### What you will do:
Copy out the records in full, word for word, without pictures.

### Data:
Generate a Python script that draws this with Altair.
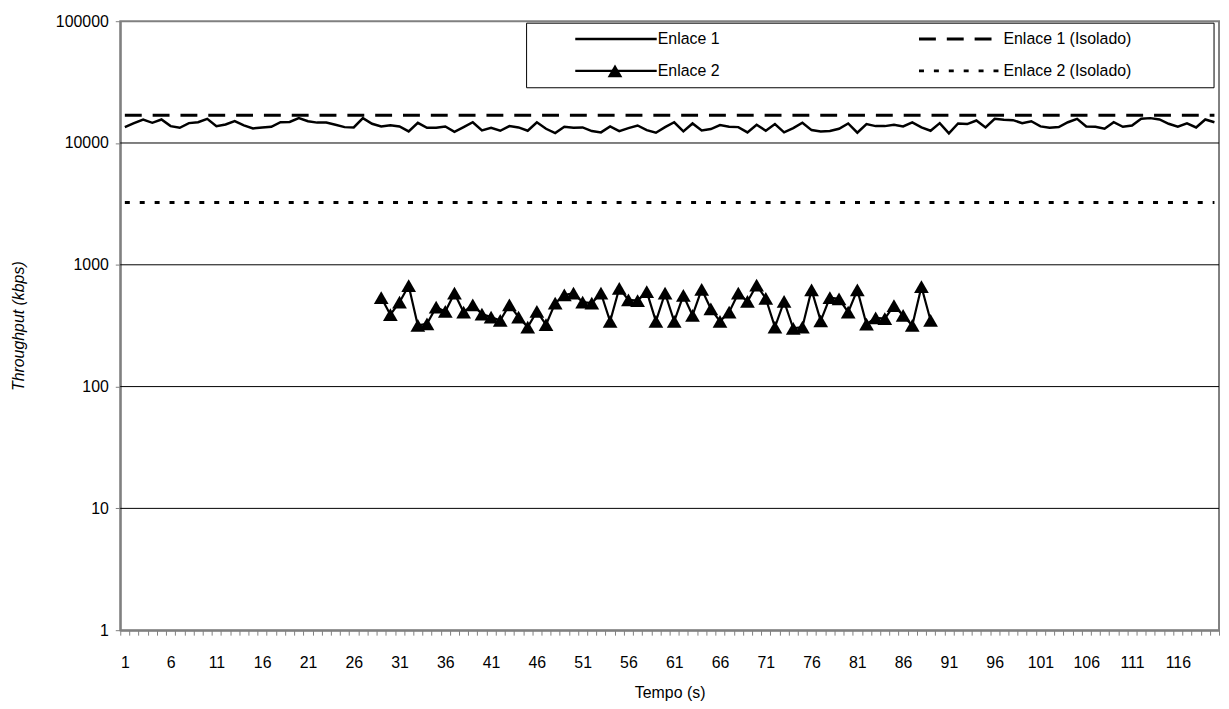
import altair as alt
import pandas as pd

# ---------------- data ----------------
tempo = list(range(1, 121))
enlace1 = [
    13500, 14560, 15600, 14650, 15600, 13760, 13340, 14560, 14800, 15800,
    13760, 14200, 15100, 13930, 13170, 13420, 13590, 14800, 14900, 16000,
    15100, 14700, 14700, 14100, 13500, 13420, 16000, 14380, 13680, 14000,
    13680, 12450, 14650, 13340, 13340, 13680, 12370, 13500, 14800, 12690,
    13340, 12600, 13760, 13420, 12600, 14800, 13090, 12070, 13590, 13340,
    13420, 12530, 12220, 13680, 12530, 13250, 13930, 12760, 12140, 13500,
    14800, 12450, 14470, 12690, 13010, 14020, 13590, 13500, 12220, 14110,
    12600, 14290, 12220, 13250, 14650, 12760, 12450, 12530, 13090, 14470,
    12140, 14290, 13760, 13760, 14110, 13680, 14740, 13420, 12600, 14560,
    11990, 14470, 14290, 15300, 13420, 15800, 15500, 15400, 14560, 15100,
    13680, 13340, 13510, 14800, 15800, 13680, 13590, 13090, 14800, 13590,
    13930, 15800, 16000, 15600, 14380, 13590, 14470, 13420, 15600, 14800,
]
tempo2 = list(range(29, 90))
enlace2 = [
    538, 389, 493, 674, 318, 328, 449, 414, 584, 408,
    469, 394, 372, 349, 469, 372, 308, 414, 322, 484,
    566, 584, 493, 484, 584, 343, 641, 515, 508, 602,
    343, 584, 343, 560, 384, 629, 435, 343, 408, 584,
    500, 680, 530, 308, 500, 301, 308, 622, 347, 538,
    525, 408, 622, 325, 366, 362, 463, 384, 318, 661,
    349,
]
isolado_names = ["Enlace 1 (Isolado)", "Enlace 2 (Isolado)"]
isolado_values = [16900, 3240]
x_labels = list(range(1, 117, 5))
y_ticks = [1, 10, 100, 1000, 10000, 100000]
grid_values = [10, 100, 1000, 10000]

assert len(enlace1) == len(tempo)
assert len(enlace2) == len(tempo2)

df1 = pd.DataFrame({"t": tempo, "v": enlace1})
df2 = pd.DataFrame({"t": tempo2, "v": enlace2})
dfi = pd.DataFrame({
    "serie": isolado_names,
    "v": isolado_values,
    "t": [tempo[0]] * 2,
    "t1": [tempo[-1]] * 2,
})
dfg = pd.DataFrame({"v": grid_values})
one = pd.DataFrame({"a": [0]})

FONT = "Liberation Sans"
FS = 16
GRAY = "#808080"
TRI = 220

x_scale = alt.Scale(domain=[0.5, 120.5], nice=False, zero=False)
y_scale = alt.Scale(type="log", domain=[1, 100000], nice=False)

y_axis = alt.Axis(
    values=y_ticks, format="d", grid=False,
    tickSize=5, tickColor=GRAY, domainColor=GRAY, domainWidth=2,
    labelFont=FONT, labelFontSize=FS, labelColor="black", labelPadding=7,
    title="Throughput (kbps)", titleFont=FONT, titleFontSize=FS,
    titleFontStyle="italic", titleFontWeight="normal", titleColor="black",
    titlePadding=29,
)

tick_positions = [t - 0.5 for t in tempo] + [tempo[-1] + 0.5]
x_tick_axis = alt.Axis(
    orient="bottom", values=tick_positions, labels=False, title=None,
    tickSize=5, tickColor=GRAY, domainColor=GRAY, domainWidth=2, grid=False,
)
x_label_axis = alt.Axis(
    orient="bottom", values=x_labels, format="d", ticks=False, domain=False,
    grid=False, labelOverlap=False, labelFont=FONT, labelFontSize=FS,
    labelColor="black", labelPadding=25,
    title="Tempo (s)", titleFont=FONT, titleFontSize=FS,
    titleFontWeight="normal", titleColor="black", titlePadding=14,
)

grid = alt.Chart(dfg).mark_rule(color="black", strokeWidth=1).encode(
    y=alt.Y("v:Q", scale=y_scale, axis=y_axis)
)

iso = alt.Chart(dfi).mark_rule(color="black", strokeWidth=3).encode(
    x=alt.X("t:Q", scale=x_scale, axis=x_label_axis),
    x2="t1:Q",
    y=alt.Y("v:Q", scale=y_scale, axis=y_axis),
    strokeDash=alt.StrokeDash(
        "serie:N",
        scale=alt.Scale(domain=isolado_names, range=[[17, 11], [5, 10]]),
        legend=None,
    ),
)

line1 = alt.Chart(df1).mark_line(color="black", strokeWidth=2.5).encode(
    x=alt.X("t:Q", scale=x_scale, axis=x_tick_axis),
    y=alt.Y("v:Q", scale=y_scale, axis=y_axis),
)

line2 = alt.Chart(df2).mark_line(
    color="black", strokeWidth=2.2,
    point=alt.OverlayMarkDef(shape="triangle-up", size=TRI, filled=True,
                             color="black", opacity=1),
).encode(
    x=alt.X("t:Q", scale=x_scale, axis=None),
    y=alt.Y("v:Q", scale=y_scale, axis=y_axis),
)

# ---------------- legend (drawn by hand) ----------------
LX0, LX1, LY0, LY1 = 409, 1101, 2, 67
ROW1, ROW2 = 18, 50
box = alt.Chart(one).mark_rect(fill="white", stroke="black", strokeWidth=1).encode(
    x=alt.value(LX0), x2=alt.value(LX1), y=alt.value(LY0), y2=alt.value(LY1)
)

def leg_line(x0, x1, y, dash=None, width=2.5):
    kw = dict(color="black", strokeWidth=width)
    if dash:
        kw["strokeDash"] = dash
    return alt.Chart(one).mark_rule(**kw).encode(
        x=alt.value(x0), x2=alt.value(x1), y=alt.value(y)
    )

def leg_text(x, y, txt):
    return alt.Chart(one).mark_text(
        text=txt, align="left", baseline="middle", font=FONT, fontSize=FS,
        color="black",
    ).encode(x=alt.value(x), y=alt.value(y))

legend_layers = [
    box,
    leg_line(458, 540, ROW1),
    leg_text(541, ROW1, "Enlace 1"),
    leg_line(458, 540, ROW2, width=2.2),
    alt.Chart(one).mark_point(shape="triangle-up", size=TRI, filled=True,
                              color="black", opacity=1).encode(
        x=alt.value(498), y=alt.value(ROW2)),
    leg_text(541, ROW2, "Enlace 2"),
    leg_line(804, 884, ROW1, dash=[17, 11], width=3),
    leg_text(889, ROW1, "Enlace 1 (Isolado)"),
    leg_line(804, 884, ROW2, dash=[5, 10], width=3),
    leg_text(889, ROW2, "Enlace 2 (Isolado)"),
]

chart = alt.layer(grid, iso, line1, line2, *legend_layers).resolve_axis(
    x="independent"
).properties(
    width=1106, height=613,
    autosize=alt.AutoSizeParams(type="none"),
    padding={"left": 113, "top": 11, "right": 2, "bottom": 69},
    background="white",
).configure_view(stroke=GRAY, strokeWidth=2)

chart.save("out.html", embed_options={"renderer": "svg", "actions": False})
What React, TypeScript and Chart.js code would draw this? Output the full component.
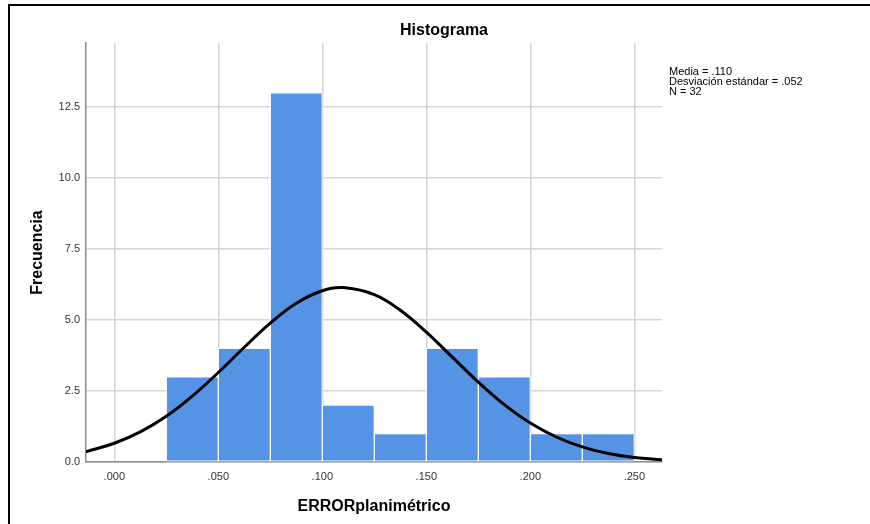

### Answer to this problem:
Generate a Python script that draws this with Altair.
import altair as alt
import pandas as pd

# ---------------- data ----------------
tempo = list(range(1, 121))
enlace1 = [
    13500, 14560, 15600, 14650, 15600, 13760, 13340, 14560, 14800, 15800,
    13760, 14200, 15100, 13930, 13170, 13420, 13590, 14800, 14900, 16000,
    15100, 14700, 14700, 14100, 13500, 13420, 16000, 14380, 13680, 14000,
    13680, 12450, 14650, 13340, 13340, 13680, 12370, 13500, 14800, 12690,
    13340, 12600, 13760, 13420, 12600, 14800, 13090, 12070, 13590, 13340,
    13420, 12530, 12220, 13680, 12530, 13250, 13930, 12760, 12140, 13500,
    14800, 12450, 14470, 12690, 13010, 14020, 13590, 13500, 12220, 14110,
    12600, 14290, 12220, 13250, 14650, 12760, 12450, 12530, 13090, 14470,
    12140, 14290, 13760, 13760, 14110, 13680, 14740, 13420, 12600, 14560,
    11990, 14470, 14290, 15300, 13420, 15800, 15500, 15400, 14560, 15100,
    13680, 13340, 13510, 14800, 15800, 13680, 13590, 13090, 14800, 13590,
    13930, 15800, 16000, 15600, 14380, 13590, 14470, 13420, 15600, 14800,
]
tempo2 = list(range(29, 90))
enlace2 = [
    538, 389, 493, 674, 318, 328, 449, 414, 584, 408,
    469, 394, 372, 349, 469, 372, 308, 414, 322, 484,
    566, 584, 493, 484, 584, 343, 641, 515, 508, 602,
    343, 584, 343, 560, 384, 629, 435, 343, 408, 584,
    500, 680, 530, 308, 500, 301, 308, 622, 347, 538,
    525, 408, 622, 325, 366, 362, 463, 384, 318, 661,
    349,
]
isolado_names = ["Enlace 1 (Isolado)", "Enlace 2 (Isolado)"]
isolado_values = [16900, 3240]
x_labels = list(range(1, 117, 5))
y_ticks = [1, 10, 100, 1000, 10000, 100000]
grid_values = [10, 100, 1000, 10000]

assert len(enlace1) == len(tempo)
assert len(enlace2) == len(tempo2)

df1 = pd.DataFrame({"t": tempo, "v": enlace1})
df2 = pd.DataFrame({"t": tempo2, "v": enlace2})
dfi = pd.DataFrame({
    "serie": isolado_names,
    "v": isolado_values,
    "t": [tempo[0]] * 2,
    "t1": [tempo[-1]] * 2,
})
dfg = pd.DataFrame({"v": grid_values})
one = pd.DataFrame({"a": [0]})

FONT = "Liberation Sans"
FS = 16
GRAY = "#808080"
TRI = 220

x_scale = alt.Scale(domain=[0.5, 120.5], nice=False, zero=False)
y_scale = alt.Scale(type="log", domain=[1, 100000], nice=False)

y_axis = alt.Axis(
    values=y_ticks, format="d", grid=False,
    tickSize=5, tickColor=GRAY, domainColor=GRAY, domainWidth=2,
    labelFont=FONT, labelFontSize=FS, labelColor="black", labelPadding=7,
    title="Throughput (kbps)", titleFont=FONT, titleFontSize=FS,
    titleFontStyle="italic", titleFontWeight="normal", titleColor="black",
    titlePadding=29,
)

tick_positions = [t - 0.5 for t in tempo] + [tempo[-1] + 0.5]
x_tick_axis = alt.Axis(
    orient="bottom", values=tick_positions, labels=False, title=None,
    tickSize=5, tickColor=GRAY, domainColor=GRAY, domainWidth=2, grid=False,
)
x_label_axis = alt.Axis(
    orient="bottom", values=x_labels, format="d", ticks=False, domain=False,
    grid=False, labelOverlap=False, labelFont=FONT, labelFontSize=FS,
    labelColor="black", labelPadding=25,
    title="Tempo (s)", titleFont=FONT, titleFontSize=FS,
    titleFontWeight="normal", titleColor="black", titlePadding=14,
)

grid = alt.Chart(dfg).mark_rule(color="black", strokeWidth=1).encode(
    y=alt.Y("v:Q", scale=y_scale, axis=y_axis)
)

iso = alt.Chart(dfi).mark_rule(color="black", strokeWidth=3).encode(
    x=alt.X("t:Q", scale=x_scale, axis=x_label_axis),
    x2="t1:Q",
    y=alt.Y("v:Q", scale=y_scale, axis=y_axis),
    strokeDash=alt.StrokeDash(
        "serie:N",
        scale=alt.Scale(domain=isolado_names, range=[[17, 11], [5, 10]]),
        legend=None,
    ),
)

line1 = alt.Chart(df1).mark_line(color="black", strokeWidth=2.5).encode(
    x=alt.X("t:Q", scale=x_scale, axis=x_tick_axis),
    y=alt.Y("v:Q", scale=y_scale, axis=y_axis),
)

line2 = alt.Chart(df2).mark_line(
    color="black", strokeWidth=2.2,
    point=alt.OverlayMarkDef(shape="triangle-up", size=TRI, filled=True,
                             color="black", opacity=1),
).encode(
    x=alt.X("t:Q", scale=x_scale, axis=None),
    y=alt.Y("v:Q", scale=y_scale, axis=y_axis),
)

# ---------------- legend (drawn by hand) ----------------
LX0, LX1, LY0, LY1 = 409, 1101, 2, 67
ROW1, ROW2 = 18, 50
box = alt.Chart(one).mark_rect(fill="white", stroke="black", strokeWidth=1).encode(
    x=alt.value(LX0), x2=alt.value(LX1), y=alt.value(LY0), y2=alt.value(LY1)
)

def leg_line(x0, x1, y, dash=None, width=2.5):
    kw = dict(color="black", strokeWidth=width)
    if dash:
        kw["strokeDash"] = dash
    return alt.Chart(one).mark_rule(**kw).encode(
        x=alt.value(x0), x2=alt.value(x1), y=alt.value(y)
    )

def leg_text(x, y, txt):
    return alt.Chart(one).mark_text(
        text=txt, align="left", baseline="middle", font=FONT, fontSize=FS,
        color="black",
    ).encode(x=alt.value(x), y=alt.value(y))

legend_layers = [
    box,
    leg_line(458, 540, ROW1),
    leg_text(541, ROW1, "Enlace 1"),
    leg_line(458, 540, ROW2, width=2.2),
    alt.Chart(one).mark_point(shape="triangle-up", size=TRI, filled=True,
                              color="black", opacity=1).encode(
        x=alt.value(498), y=alt.value(ROW2)),
    leg_text(541, ROW2, "Enlace 2"),
    leg_line(804, 884, ROW1, dash=[17, 11], width=3),
    leg_text(889, ROW1, "Enlace 1 (Isolado)"),
    leg_line(804, 884, ROW2, dash=[5, 10], width=3),
    leg_text(889, ROW2, "Enlace 2 (Isolado)"),
]

chart = alt.layer(grid, iso, line1, line2, *legend_layers).resolve_axis(
    x="independent"
).properties(
    width=1106, height=613,
    autosize=alt.AutoSizeParams(type="none"),
    padding={"left": 113, "top": 11, "right": 2, "bottom": 69},
    background="white",
).configure_view(stroke=GRAY, strokeWidth=2)

chart.save("out.html", embed_options={"renderer": "svg", "actions": False})
What React, TypeScript and Chart.js code would draw this? Output the full component.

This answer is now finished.